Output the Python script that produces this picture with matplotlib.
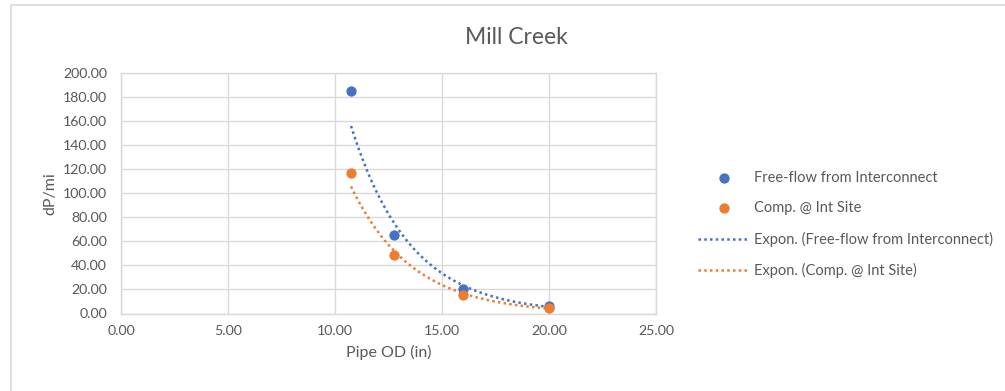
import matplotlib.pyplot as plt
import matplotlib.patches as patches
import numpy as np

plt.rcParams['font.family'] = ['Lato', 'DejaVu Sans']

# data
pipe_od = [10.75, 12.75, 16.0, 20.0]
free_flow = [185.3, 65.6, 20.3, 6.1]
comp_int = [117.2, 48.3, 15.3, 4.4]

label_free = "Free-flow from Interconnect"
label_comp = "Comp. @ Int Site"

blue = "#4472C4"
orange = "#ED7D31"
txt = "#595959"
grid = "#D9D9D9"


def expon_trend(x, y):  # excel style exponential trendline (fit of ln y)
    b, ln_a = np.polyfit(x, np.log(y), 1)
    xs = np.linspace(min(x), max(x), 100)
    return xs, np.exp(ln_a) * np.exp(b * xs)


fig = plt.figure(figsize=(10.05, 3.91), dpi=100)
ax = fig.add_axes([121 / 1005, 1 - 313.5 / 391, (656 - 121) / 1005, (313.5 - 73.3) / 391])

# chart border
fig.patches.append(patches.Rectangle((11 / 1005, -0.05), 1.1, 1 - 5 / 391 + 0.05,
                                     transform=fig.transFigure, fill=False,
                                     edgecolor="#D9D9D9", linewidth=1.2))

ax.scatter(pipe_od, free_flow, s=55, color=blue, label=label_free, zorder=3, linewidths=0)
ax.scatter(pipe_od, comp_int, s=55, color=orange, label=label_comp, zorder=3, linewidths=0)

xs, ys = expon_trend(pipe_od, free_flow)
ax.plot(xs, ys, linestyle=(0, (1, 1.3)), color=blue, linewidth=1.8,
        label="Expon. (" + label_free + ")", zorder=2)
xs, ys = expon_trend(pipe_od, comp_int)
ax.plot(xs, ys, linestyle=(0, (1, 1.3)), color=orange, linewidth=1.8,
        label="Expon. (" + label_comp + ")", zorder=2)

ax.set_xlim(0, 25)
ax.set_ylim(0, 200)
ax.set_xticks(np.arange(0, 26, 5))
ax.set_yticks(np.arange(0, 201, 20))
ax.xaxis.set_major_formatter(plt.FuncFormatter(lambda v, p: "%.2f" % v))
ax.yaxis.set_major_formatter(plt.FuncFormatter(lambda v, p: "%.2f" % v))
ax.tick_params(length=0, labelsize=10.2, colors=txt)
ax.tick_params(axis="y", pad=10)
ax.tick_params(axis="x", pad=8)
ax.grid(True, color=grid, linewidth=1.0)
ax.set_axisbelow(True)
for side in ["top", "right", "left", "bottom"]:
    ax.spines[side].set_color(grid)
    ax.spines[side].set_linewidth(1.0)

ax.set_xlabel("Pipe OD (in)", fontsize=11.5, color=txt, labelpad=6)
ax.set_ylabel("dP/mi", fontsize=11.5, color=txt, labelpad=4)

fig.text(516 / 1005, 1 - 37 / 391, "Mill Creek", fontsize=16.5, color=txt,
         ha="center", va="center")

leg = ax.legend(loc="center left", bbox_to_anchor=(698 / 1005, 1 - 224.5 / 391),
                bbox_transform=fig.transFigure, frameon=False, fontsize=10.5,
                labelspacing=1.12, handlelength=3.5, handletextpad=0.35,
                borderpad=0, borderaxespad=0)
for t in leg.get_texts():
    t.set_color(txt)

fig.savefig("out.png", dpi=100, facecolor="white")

+++

Your instructions
Please take the lines from the beginning of the data above through the line holding "comp_int = [117.2, 48.3, 15.3, 4.4]" and transcribe them exactly, without any pictures.

Answer to the exercise
Output the Python script that produces this picture with matplotlib.
import matplotlib.pyplot as plt
import matplotlib.patches as patches
import numpy as np

plt.rcParams['font.family'] = ['Lato', 'DejaVu Sans']

# data
pipe_od = [10.75, 12.75, 16.0, 20.0]
free_flow = [185.3, 65.6, 20.3, 6.1]
comp_int = [117.2, 48.3, 15.3, 4.4]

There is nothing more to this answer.